L’IA nous sauvera-t-elle de la désinformation ? C‘est le pari de Raphaël-David Lasseri. Depuis sept ans ce docteur en physique théorique développe des solutions technologiques au croisement de l’IA et de l’information. En 2018, l’ancien étudiant de l’ENS-Paris Saclay crée Magic Lemp, un outil dopé aux algorithmes qui se veut apolitique. Cette entreprise de deep tech regroupe aujourd’hui 20 chercheurs et ingénieurs qui accompagnent aussi bien des entreprises et institutions publiques comme Naval Group, la gendarmerie nationale et le Sénat, que des groupes privés comme 2600. Aujourd’hui, elle réfléchit avec plusieurs médias français aux enjeux de la couverture de l’élection présidentielle de 2027.
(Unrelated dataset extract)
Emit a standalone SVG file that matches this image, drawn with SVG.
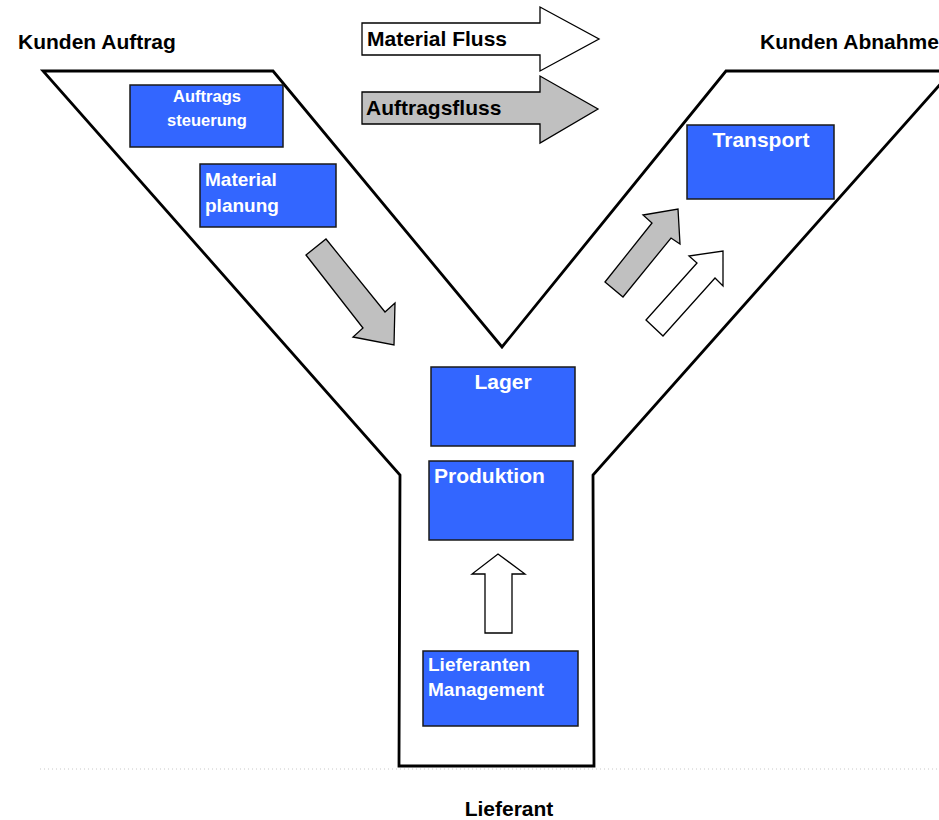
<svg xmlns="http://www.w3.org/2000/svg" width="939" height="820" viewBox="0 0 939 820">
<style>
text{font-family:"Liberation Sans",Arial,sans-serif;font-weight:bold}
.lbl{fill:#000;font-size:21px}
.box{fill:#3366FF;stroke:#1a1a1a;stroke-width:1.5}
.bt{fill:#fff}
.wa{fill:#fff;stroke:#000;stroke-width:1.3}
.ga{fill:#C0C0C0;stroke:#000;stroke-width:1.3}
</style>
<rect width="939" height="820" fill="#fff"/>
<g id="outline">
<polygon points="43,71 273,71 502,347 726,71 952,71 593,475 594,766 399,766 400,475" fill="#fff" stroke="#000" stroke-width="2.8" stroke-linejoin="miter"/>
<line x1="40" y1="769" x2="939" y2="769" stroke="#c8c8c8" stroke-width="1" stroke-dasharray="1,3"/>
</g>
<g id="labels">
<text class="lbl" x="18" y="49">Kunden Auftrag</text>
<text class="lbl" x="760" y="49">Kunden Abnahme</text>
<text class="lbl" x="509" y="816" text-anchor="middle">Lieferant</text>
</g>
<g id="legend-material">
<polygon class="wa" points="362,23 540,23 540,7 599,39 540,71 540,55 362,55"/>
<text class="lbl" x="367" y="46">Material Fluss</text>
</g>
<g id="legend-auftrag">
<polygon class="ga" points="362,92 540,92 540,76 598,109 540,143 540,124 362,124"/>
<text class="lbl" x="366" y="115">Auftragsfluss</text>
</g>
<g id="auftragssteuerung">
<rect class="box" x="130" y="85" width="153" height="62"/>
<text class="bt" x="207" y="102" text-anchor="middle" font-size="16.5">Auftrags</text>
<text class="bt" x="207" y="126" text-anchor="middle" font-size="16.5">steuerung</text>
</g>
<g id="materialplanung">
<rect class="box" x="200" y="164" width="136" height="63"/>
<text class="bt" x="205" y="186" font-size="19">Material</text>
<text class="bt" x="205" y="212" font-size="19">planung</text>
</g>
<g id="transport">
<rect class="box" x="687" y="125" width="147" height="74"/>
<text class="bt" x="761" y="147" text-anchor="middle" font-size="21">Transport</text>
</g>
<g id="lager">
<rect class="box" x="431" y="367" width="144" height="79"/>
<text class="bt" x="503" y="389" text-anchor="middle" font-size="21">Lager</text>
</g>
<g id="produktion">
<rect class="box" x="429" y="461" width="144" height="79"/>
<text class="bt" x="434" y="483" font-size="21">Produktion</text>
</g>
<g id="lieferanten">
<rect class="box" x="423" y="651" width="155" height="75"/>
<text class="bt" x="428" y="671" font-size="19">Lieferanten</text>
<text class="bt" x="428" y="696" font-size="19">Management</text>
</g>
<g id="connectors">
<polygon class="ga" points="306,255 326,239 385,312 395,303 394,345 353,337 363,328"/>
<polygon class="ga" points="605,282 623,297 671,238 680,244 678,209 643,215 652,223"/>
<polygon class="wa" points="646,320 663,336 715,278 723,286 723,251 689,256 697,263"/>
<polygon class="wa" points="485,633 512,633 512,574 525,574 498,554 472,574 485,574"/>
</g>
</svg>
En 2022, vous avez lancé «Pluralisme», un outil d’intelligence artificielle qui analyse en temps réel les prises de parole de près de 3 000 personnalités publiques. Comment exercez-vous votre algorithme ?
La sphère informationnelle est complexe. On a commencé par l’analyse des textes écrits puis on s’est attaqué au point le plus dur que sont les vidéos. Pendant la présidentielle de 2022, nous avons notamment pu maîtriser deux complexités importantes. Premièrement l’accent du candidat Jean Lassalle qui était mal compris par l’algorithme, cela nous a permis de mieux prendre en compte les particularismes régionaux. Notre deuxième difficulté a été les chroniques de Nicolas Canteloup. Il imite particulièrement bien le Président, surtout en «doublant» de vraies vidéos ! Ses imitations nous ont servis d’entraînement et de préfiguration efficace dans notre lutte actuelle contre les deepfakes. Aujourd’hui, nous étendons notre analyse à d’autres pays comme l’Allemagne, les Etats-Unis et l’Uruguay en gérant d’autres langues que le français.
Ce travail de récolte et d’analyse de la désinformation n’est-il pas déjà celui des journalistes ?
Notre outil n’est pas là pour remplacer les journalistes. Nous voulons donner à tous – qu’ils soient journalistes, politiques ou simples citoyens – l’accès à de la donnée brute, sans filtre éditorial. Concrètement, un youtubeur ou un éditorialiste reprend dans l’une de ses vidéos une phrase du président de la République. La personne qui regarde le contenu n’a pas forcément accès au contexte du propos rapporté. Notre objectif est de pouvoir remonter aux sources dans leur exhaustivité. Nous sommes convaincus que le partage de ces informations peut permettre aux citoyens de sortir de leurs bulles informationnelles et contribuera à renforcer notre démocratie.
En anticipation des élections de 2027 justement, dans quel cadre des médias comme BFM TV, M6 et France Info font appel à vous ?
Pendant les périodes électorales, les médias audiovisuels doivent garantir égalité et équité du temps de parole des candidats. Or, nous avons observé un écart pouvant atteindre 30 % entre les décomptes manuels et ceux effectués par l’algorithme. Dans ce cas, c‘est bien la machine qui était le plus fiable… Pour aller plus loin, notre système répond également au décret du Conseil d’Etat en analysant non seulement les interventions des politiques, mais aussi celles des chroniqueurs, en analysant le contenu des discours et pas seulement les temps de parole.
Comment votre technologie peut aider à lutter contre les ingérences étrangères ?
Nos systèmes d’IA aident à repérer les stratégies d’influence étrangère en révélant des anomalies narratives, donc du contenu, et des réseaux coordonnés de diffusion à travers l’analyse en temps réel des discours et prises de positions.